Source code of charts
_ _ _ _

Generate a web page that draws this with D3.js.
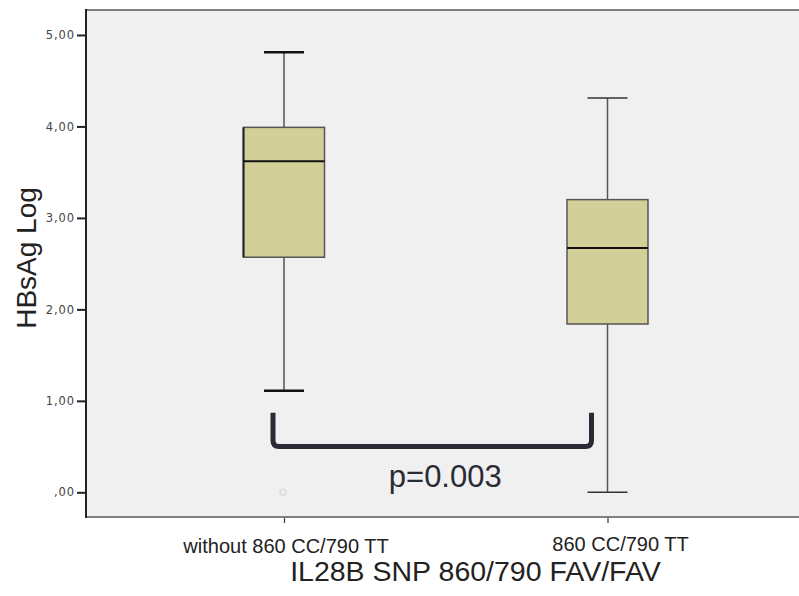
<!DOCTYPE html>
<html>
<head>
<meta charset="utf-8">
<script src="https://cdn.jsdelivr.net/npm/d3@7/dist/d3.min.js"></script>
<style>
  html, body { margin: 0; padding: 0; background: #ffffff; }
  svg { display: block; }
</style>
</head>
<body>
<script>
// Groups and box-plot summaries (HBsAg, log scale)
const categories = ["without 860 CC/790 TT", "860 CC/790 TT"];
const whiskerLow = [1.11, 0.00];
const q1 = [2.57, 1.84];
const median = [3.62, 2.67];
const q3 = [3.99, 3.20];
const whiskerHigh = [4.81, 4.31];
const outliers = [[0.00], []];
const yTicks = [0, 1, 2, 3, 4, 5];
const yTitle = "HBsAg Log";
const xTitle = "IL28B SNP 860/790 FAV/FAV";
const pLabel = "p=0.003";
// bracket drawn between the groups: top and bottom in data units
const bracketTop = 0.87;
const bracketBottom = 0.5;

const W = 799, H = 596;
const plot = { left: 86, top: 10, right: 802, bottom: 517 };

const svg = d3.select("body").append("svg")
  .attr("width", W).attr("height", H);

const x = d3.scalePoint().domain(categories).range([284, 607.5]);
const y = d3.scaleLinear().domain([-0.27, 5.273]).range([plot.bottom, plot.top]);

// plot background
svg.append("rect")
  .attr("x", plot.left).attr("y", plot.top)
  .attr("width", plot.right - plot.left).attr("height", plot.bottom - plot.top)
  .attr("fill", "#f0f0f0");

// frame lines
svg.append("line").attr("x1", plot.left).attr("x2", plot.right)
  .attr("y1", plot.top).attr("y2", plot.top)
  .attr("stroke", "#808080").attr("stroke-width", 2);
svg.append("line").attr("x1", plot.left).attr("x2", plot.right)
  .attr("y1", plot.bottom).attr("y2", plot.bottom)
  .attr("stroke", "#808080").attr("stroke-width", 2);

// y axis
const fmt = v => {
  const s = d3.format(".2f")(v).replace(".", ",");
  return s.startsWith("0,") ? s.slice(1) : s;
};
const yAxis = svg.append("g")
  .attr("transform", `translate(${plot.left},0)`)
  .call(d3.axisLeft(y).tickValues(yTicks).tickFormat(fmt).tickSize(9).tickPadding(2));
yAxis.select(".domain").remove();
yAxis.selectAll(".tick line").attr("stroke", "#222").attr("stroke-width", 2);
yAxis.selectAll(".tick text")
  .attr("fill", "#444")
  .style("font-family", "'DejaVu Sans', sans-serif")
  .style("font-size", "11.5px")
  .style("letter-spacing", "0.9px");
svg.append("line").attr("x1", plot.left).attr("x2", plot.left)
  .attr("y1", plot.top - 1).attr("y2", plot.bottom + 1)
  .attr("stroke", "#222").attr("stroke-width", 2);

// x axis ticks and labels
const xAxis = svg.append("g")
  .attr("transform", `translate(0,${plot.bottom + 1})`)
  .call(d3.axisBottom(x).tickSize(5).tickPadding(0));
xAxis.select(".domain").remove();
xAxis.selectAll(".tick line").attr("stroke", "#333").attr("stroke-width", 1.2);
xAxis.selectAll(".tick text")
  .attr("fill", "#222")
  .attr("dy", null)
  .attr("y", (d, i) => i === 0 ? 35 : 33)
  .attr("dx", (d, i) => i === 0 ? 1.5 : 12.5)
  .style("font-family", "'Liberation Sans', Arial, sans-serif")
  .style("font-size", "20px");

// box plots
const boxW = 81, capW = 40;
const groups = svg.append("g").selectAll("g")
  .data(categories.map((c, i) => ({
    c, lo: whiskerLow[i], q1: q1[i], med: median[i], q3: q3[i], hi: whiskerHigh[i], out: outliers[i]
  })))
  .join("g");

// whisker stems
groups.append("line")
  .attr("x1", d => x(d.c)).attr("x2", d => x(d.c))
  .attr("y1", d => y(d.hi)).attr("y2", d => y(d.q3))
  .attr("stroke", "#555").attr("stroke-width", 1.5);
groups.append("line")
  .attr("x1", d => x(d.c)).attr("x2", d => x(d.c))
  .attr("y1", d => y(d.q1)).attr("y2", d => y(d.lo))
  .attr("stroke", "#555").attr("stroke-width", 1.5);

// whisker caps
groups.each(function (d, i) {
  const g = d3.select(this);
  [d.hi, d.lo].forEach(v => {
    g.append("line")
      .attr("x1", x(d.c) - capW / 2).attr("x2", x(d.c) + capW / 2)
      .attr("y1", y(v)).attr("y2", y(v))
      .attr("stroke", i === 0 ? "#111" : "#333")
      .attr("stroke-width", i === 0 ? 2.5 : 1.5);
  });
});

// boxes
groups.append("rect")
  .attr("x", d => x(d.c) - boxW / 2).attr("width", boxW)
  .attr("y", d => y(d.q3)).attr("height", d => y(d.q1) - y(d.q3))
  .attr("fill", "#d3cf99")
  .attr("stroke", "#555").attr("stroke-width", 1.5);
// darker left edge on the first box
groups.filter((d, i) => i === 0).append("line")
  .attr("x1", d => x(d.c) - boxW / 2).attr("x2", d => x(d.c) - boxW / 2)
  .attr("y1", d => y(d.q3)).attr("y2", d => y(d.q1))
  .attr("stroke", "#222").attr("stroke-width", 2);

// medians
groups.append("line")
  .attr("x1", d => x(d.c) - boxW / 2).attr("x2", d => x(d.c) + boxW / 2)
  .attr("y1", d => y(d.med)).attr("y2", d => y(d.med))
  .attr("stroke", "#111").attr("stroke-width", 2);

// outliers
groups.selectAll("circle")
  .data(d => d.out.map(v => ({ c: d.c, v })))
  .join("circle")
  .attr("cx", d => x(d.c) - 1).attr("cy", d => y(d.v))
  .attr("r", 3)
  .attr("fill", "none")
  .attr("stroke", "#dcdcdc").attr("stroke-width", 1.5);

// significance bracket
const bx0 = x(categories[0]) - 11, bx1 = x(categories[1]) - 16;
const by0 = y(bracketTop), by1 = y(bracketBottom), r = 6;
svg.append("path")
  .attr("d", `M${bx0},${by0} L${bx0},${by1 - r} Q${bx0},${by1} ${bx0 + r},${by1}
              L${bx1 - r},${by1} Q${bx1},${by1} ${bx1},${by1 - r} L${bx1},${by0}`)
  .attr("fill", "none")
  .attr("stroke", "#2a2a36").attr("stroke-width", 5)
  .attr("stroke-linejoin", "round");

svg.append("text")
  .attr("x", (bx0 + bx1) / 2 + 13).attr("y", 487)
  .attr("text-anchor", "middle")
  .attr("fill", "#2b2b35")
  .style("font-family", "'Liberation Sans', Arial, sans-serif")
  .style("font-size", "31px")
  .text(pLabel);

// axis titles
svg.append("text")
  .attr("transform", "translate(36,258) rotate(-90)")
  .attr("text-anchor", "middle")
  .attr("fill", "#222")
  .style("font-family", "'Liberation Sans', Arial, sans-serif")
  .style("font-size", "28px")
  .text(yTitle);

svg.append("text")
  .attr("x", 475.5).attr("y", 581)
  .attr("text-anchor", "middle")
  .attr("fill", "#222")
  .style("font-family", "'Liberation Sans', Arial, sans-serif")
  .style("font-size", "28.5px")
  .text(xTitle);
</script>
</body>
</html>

_ _ _ _

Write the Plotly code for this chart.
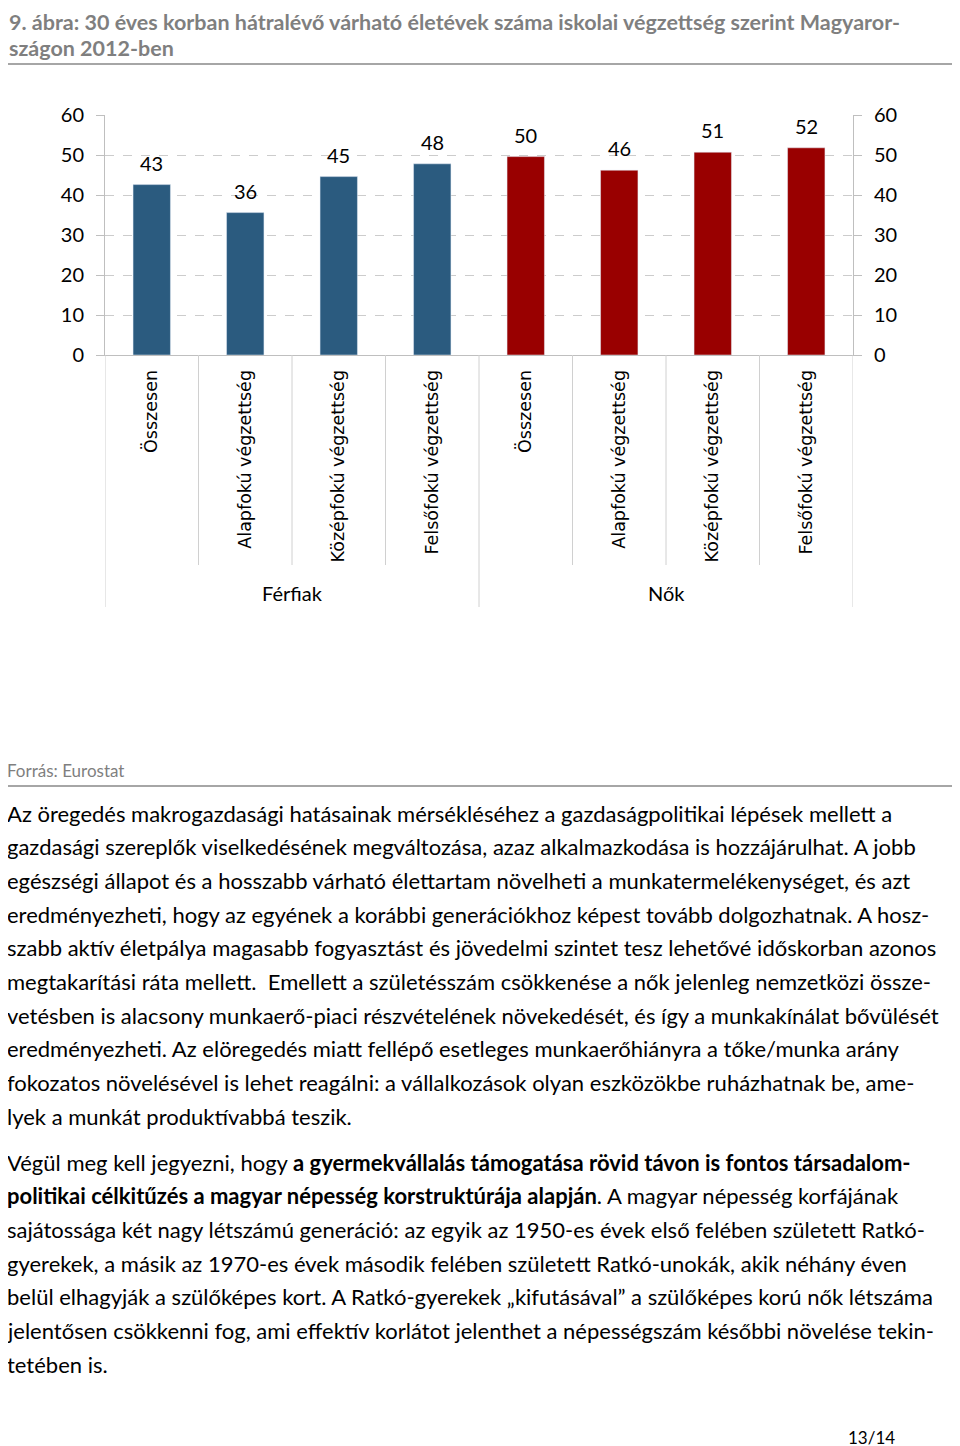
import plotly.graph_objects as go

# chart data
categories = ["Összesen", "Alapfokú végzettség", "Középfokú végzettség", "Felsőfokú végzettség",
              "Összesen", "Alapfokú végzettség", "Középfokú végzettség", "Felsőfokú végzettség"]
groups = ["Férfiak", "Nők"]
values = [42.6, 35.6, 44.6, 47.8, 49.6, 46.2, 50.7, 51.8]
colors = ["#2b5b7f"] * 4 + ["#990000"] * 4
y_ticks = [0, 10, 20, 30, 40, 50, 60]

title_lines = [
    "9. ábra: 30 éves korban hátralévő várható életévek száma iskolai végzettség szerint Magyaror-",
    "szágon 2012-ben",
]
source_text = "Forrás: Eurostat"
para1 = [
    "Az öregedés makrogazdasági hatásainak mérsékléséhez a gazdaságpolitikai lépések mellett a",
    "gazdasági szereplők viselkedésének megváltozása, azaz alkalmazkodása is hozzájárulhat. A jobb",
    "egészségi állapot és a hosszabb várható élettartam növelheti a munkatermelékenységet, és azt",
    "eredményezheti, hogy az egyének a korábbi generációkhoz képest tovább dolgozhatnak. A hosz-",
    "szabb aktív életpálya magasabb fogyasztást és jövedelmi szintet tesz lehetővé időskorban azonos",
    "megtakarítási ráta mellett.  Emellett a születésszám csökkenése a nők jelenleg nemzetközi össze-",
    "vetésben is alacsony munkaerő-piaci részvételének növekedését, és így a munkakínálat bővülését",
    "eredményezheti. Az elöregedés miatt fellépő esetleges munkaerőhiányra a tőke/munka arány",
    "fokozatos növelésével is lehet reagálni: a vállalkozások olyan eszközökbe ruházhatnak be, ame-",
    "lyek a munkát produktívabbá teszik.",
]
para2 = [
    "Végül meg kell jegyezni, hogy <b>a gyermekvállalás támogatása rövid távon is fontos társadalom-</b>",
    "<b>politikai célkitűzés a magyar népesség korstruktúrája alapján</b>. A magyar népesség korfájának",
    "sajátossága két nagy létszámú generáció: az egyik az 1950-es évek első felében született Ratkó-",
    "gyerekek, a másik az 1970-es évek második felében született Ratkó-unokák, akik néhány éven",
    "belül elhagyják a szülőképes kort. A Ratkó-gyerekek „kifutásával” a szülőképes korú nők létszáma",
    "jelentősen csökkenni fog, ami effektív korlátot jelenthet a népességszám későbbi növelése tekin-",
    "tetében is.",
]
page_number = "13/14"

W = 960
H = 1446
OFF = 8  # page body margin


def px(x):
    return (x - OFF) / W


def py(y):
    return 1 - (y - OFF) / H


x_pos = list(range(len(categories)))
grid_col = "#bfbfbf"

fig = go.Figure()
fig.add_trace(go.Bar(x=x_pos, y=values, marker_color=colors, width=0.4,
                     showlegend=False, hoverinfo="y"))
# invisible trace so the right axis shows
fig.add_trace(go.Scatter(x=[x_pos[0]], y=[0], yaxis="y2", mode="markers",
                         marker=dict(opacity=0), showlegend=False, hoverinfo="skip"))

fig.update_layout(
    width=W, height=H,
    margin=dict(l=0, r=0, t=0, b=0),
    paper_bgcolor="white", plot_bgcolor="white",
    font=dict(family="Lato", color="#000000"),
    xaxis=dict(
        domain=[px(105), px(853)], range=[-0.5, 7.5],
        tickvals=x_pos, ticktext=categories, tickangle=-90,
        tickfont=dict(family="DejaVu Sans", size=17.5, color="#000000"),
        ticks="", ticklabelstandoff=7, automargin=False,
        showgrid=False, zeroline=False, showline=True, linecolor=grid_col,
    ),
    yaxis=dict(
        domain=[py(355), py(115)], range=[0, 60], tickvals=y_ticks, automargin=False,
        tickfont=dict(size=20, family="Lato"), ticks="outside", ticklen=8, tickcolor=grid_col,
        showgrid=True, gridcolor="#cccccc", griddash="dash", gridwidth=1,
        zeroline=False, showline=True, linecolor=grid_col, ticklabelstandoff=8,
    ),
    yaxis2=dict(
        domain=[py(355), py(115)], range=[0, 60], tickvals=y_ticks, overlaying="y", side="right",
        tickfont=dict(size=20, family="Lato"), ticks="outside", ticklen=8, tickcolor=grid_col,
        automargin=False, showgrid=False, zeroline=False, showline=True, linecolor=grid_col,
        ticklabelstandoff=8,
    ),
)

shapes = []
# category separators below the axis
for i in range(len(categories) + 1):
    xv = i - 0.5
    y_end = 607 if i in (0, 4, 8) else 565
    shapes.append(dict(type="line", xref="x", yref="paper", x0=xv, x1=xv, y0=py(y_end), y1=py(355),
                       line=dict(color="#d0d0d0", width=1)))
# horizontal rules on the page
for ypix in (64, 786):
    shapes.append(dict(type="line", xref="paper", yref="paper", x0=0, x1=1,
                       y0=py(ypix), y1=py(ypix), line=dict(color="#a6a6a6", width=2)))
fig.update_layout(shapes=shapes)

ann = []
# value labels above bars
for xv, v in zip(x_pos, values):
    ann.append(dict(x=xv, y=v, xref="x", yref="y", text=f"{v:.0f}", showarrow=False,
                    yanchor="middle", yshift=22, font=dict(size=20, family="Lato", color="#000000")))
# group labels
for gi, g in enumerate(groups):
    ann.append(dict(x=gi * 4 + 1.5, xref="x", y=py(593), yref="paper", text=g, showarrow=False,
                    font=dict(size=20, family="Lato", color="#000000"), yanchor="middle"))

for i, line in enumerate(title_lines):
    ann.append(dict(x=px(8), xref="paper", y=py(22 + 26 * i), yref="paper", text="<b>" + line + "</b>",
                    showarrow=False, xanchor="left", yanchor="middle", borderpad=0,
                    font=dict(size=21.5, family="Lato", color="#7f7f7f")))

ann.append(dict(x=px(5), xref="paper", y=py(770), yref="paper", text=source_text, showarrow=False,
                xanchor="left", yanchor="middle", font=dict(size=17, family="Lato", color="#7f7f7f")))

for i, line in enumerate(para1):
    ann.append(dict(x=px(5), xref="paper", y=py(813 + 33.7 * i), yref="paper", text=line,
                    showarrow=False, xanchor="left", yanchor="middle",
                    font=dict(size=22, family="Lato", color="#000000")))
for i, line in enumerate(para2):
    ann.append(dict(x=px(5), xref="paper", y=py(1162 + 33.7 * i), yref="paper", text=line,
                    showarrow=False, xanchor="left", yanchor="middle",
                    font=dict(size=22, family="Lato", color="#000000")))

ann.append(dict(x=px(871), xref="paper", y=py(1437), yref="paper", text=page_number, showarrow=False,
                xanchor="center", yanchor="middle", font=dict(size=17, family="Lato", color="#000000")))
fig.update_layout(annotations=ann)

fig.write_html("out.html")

_ _ _ _

## EXERCISE BRIEF:
Pictures excluded, retype exactly the lines running from the one with "Write the Plotly code for this chart." through the one with "y_ticks = [0, 10, 20, 30, 40, 50, 60]". Include both end lines and nothing more.

## TASK OUTPUT:
Write the Plotly code for this chart.
import plotly.graph_objects as go

# chart data
categories = ["Összesen", "Alapfokú végzettség", "Középfokú végzettség", "Felsőfokú végzettség",
              "Összesen", "Alapfokú végzettség", "Középfokú végzettség", "Felsőfokú végzettség"]
groups = ["Férfiak", "Nők"]
values = [42.6, 35.6, 44.6, 47.8, 49.6, 46.2, 50.7, 51.8]
colors = ["#2b5b7f"] * 4 + ["#990000"] * 4
y_ticks = [0, 10, 20, 30, 40, 50, 60]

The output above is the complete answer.